Like Livingston, for example. They avoided relegation last season pretty comfortably in the end, following their return to the top flight after over a decade away, but this term their sights are set even higher than that. They currently sit fifth in the table, above a couple of teams who going by size and resources should be way ahead of them, and while survival is the first priority for a team of Livingston’s size, they’re looking up rather than down.
And that isn’t supposition: it’s what manager Gary Holt exclusively told the Totally Scottish Football Show this week.
“I always say you should look above,” Holt said. “If you look behind you, you’ll get nervous in games and play without the freedom we play with. Focus on those above us, which at the moment is Aberdeen and Motherwell: can we catch them? Who knows. But if we keep picking points up and keep believing we can pick points up, the ones below us can’t catch us.

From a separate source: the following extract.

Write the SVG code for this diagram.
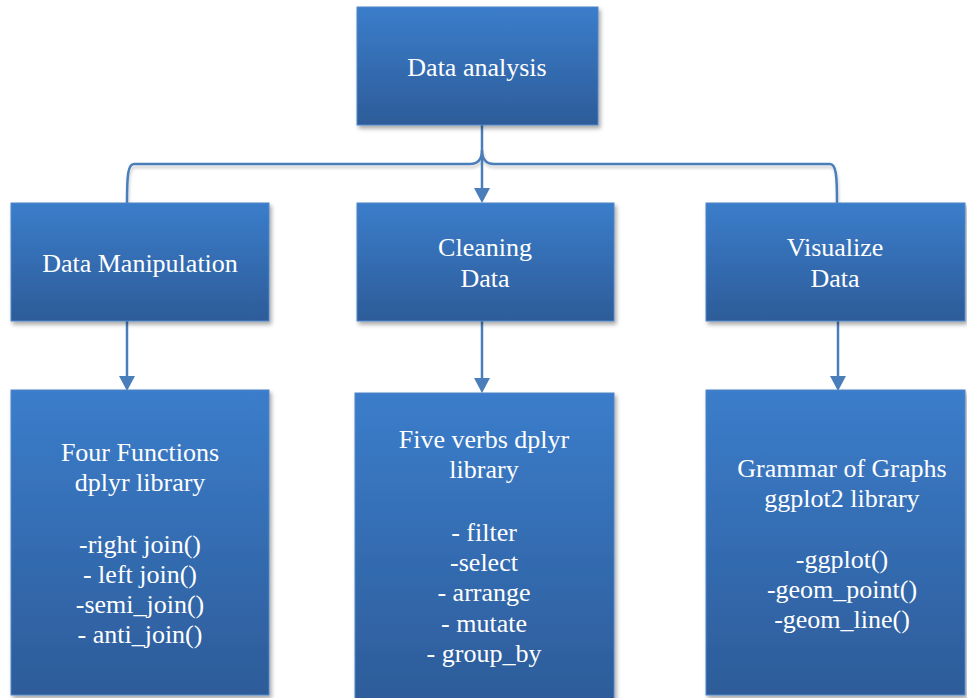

“It’s only our second season in the Premiership for a long time, and we want to put things in place and the work we’ve put in pre-season is certainly bearing fruit, but we’ve still got a long way to go in the season.”
All of this is even more impressive when you consider that only Hamilton have a lower wage bill than Livingston in the Premiership, but part of the key to Livingston’s success this term has been their ability to find talent in the lower divisions and places where nobody else would think to look. Top-scorer Lyndon Dykes was signed from Queen of the South in the Championship, midfielder Scott Pittman came from non-league Bo’ness a few years ago, Scott Robinson came from League One East Fife: we could go on. And Holt likes to look even further down the food chain than that for talent.
“There’s not a great amount of money in Scottish football,” says Holt, about the club’s recruitment strategy. “Some players playing part-time football have good money coming in from that and their full-time employment, so sometimes it’s a risk to ask someone at 23, 24 to sign a two-year deal on the same, or maybe less money, to have an ambition they can make it in the long-term. Then when those three years are up, they might have a mortgage, wife, kids, and they’ve given up their stable job.
“You’ve got to find people who are willing to take that chance, who believe in themselves to make it, but you can’t fault people who say no, who think they’ve got too much to lose. But there is a lot of talent out there – you’ve just got to keep looking, keep watching and not be too big-headed about the fact you’re a Premiership club, thinking ‘why are we going down to non-league football to find a 19, 20-year-old boy who’s maybe just lost his way?’ They are there to find, you’ve just got to take the time and the effort to do it.”
Livingston’s home record is the bedrock of their success this season, having only lost twice at the Tony Macaroni, with only Celtic and Rangers boasting better form on their own patch. That is frequently put down to their plastic pitch, but Holt doesn’t believe it’s a significant advantage.
“People will use it as an excuse. But being in football as long as I have, if you give a player an excuse before the game starts, and they don’t get the result they wanted, they’ll use that excuse. The funny thing for me is that we’ve scored more goals away than we have at home this season, and people keep going on about the home record. Yeah, our home record is good, but a lot of teams have got really good home records.”
But what of his own future? Livingston’s success has surely meant offers have come his way?
“You trying to get rid of me?” he laughs. “No, I’m just doing my job, I go in every day, do my work, stay focused on the boys and getting the best of them. I’m very much about the collective and how the boys do, and yes it’s nice when people talk about you and you get praise and the manager of the month award, but it’s the collective. It’s what you do as a team that gets you the plaudits.”